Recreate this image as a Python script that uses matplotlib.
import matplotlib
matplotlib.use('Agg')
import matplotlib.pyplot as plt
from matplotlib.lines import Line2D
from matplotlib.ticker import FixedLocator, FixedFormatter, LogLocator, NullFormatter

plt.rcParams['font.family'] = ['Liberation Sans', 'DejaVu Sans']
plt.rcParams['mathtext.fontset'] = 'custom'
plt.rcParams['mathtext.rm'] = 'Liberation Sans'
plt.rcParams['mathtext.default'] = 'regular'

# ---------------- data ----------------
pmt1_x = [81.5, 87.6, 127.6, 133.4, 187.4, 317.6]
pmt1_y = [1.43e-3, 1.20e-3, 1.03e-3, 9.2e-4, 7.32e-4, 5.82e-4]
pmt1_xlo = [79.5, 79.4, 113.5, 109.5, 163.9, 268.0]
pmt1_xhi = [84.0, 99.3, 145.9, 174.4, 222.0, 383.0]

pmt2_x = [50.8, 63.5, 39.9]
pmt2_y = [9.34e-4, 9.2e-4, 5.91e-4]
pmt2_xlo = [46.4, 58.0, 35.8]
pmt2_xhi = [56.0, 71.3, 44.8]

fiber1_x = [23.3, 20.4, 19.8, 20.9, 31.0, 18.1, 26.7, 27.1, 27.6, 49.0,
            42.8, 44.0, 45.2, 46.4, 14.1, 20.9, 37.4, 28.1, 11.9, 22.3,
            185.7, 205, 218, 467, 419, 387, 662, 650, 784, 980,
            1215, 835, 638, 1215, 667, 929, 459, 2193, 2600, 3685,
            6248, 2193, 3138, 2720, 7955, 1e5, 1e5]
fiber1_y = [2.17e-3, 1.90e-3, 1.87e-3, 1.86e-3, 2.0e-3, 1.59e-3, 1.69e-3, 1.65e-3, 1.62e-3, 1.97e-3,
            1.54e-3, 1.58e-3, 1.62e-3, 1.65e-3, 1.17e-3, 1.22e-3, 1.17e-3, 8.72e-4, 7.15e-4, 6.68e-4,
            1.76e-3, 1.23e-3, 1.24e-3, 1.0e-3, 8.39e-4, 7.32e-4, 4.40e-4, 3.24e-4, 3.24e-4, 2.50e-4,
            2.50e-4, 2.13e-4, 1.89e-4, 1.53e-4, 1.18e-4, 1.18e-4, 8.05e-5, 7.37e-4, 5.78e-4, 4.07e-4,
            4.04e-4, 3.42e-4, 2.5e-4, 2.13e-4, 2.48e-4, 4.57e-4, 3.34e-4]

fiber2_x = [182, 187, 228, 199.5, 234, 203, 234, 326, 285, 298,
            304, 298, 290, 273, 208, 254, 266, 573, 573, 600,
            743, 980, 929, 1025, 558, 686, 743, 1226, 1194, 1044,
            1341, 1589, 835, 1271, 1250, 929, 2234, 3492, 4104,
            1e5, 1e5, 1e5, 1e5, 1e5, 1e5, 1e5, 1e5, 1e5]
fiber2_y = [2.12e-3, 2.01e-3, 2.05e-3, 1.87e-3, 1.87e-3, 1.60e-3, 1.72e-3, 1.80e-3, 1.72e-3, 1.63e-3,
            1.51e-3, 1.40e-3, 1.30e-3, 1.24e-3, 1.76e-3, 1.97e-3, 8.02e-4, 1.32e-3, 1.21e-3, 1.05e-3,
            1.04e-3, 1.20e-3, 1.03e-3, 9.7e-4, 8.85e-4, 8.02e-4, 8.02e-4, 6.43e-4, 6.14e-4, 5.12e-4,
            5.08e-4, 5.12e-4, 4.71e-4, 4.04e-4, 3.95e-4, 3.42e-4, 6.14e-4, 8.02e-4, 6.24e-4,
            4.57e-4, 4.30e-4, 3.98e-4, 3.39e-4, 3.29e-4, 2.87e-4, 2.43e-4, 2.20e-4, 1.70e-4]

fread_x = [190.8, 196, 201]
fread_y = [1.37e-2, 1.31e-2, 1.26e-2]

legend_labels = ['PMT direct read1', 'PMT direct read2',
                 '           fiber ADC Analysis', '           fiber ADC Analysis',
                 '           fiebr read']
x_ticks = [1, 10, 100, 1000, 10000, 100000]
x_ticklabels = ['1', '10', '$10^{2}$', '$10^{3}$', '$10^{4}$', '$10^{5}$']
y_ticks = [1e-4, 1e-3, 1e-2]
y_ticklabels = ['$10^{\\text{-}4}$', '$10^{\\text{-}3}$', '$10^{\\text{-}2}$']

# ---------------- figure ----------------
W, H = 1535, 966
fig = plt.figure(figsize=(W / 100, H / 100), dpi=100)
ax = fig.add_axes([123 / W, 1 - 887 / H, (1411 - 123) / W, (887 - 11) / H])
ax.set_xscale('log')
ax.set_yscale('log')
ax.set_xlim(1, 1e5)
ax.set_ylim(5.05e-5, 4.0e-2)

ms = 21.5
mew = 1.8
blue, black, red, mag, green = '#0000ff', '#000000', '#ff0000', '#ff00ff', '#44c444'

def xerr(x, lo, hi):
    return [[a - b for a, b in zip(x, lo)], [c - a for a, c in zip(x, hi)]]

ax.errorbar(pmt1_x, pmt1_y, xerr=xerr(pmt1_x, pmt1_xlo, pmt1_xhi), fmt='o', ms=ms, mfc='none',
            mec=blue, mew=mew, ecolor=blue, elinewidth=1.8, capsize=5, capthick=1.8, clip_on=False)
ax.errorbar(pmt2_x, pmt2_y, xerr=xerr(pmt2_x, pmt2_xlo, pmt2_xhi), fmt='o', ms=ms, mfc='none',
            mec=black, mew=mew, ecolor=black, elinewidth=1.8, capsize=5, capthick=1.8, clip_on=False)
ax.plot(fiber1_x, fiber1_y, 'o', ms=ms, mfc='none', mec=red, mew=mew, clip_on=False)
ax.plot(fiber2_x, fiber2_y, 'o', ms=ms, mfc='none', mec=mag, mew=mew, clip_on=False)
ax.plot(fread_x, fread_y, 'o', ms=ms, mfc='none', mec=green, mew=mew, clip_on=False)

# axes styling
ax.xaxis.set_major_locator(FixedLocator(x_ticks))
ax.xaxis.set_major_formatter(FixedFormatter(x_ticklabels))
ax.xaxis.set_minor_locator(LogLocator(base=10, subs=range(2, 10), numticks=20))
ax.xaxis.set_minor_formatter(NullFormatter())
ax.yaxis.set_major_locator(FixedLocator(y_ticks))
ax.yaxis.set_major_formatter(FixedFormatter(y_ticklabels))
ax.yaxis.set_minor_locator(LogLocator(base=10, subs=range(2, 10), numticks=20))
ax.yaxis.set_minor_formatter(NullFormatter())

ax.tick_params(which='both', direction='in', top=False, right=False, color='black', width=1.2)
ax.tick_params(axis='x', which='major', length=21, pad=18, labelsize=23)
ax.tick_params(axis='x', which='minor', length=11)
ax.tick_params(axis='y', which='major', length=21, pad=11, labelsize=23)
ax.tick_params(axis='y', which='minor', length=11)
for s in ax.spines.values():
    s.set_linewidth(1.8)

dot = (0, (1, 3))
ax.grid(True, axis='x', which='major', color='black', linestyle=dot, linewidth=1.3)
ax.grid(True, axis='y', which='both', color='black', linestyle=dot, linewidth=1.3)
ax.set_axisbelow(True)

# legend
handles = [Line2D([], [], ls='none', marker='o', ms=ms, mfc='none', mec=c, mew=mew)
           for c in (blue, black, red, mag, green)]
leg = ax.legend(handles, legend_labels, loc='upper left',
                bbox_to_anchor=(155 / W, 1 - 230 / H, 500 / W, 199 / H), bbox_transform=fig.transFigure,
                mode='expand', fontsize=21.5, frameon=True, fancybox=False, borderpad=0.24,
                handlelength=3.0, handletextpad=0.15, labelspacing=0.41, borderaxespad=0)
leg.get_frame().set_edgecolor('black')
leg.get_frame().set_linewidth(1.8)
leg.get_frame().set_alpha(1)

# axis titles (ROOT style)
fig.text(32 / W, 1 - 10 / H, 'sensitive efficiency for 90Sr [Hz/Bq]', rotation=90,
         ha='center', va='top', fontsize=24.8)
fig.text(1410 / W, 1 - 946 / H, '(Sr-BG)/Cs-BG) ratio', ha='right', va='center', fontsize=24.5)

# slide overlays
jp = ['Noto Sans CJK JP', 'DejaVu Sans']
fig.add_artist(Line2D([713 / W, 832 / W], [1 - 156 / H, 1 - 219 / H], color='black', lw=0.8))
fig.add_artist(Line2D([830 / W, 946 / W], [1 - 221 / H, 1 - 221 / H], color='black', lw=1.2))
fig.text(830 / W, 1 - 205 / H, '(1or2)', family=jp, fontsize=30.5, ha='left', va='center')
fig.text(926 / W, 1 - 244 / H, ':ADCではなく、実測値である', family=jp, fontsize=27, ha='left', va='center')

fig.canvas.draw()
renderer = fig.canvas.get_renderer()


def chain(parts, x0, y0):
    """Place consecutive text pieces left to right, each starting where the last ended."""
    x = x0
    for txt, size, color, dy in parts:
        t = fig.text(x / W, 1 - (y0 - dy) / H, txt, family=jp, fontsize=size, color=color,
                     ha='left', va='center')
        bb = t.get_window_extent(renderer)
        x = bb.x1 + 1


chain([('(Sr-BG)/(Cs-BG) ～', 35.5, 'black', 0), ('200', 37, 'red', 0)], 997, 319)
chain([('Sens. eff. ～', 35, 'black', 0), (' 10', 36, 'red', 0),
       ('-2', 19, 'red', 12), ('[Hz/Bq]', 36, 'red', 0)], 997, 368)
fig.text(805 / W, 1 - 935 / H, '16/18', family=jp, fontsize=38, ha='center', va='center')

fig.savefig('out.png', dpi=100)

################

**Your objective**
Print, unaltered, every line from the beginning of the material down to the line with "4.04e-4, 3.42e-4, 2.5e-4, 2.13e-4, 2.48e-4, 4.57e-4, 3.34e-4]".

**Right answer**
Recreate this image as a Python script that uses matplotlib.
import matplotlib
matplotlib.use('Agg')
import matplotlib.pyplot as plt
from matplotlib.lines import Line2D
from matplotlib.ticker import FixedLocator, FixedFormatter, LogLocator, NullFormatter

plt.rcParams['font.family'] = ['Liberation Sans', 'DejaVu Sans']
plt.rcParams['mathtext.fontset'] = 'custom'
plt.rcParams['mathtext.rm'] = 'Liberation Sans'
plt.rcParams['mathtext.default'] = 'regular'

# ---------------- data ----------------
pmt1_x = [81.5, 87.6, 127.6, 133.4, 187.4, 317.6]
pmt1_y = [1.43e-3, 1.20e-3, 1.03e-3, 9.2e-4, 7.32e-4, 5.82e-4]
pmt1_xlo = [79.5, 79.4, 113.5, 109.5, 163.9, 268.0]
pmt1_xhi = [84.0, 99.3, 145.9, 174.4, 222.0, 383.0]

pmt2_x = [50.8, 63.5, 39.9]
pmt2_y = [9.34e-4, 9.2e-4, 5.91e-4]
pmt2_xlo = [46.4, 58.0, 35.8]
pmt2_xhi = [56.0, 71.3, 44.8]

fiber1_x = [23.3, 20.4, 19.8, 20.9, 31.0, 18.1, 26.7, 27.1, 27.6, 49.0,
            42.8, 44.0, 45.2, 46.4, 14.1, 20.9, 37.4, 28.1, 11.9, 22.3,
            185.7, 205, 218, 467, 419, 387, 662, 650, 784, 980,
            1215, 835, 638, 1215, 667, 929, 459, 2193, 2600, 3685,
            6248, 2193, 3138, 2720, 7955, 1e5, 1e5]
fiber1_y = [2.17e-3, 1.90e-3, 1.87e-3, 1.86e-3, 2.0e-3, 1.59e-3, 1.69e-3, 1.65e-3, 1.62e-3, 1.97e-3,
            1.54e-3, 1.58e-3, 1.62e-3, 1.65e-3, 1.17e-3, 1.22e-3, 1.17e-3, 8.72e-4, 7.15e-4, 6.68e-4,
            1.76e-3, 1.23e-3, 1.24e-3, 1.0e-3, 8.39e-4, 7.32e-4, 4.40e-4, 3.24e-4, 3.24e-4, 2.50e-4,
            2.50e-4, 2.13e-4, 1.89e-4, 1.53e-4, 1.18e-4, 1.18e-4, 8.05e-5, 7.37e-4, 5.78e-4, 4.07e-4,
            4.04e-4, 3.42e-4, 2.5e-4, 2.13e-4, 2.48e-4, 4.57e-4, 3.34e-4]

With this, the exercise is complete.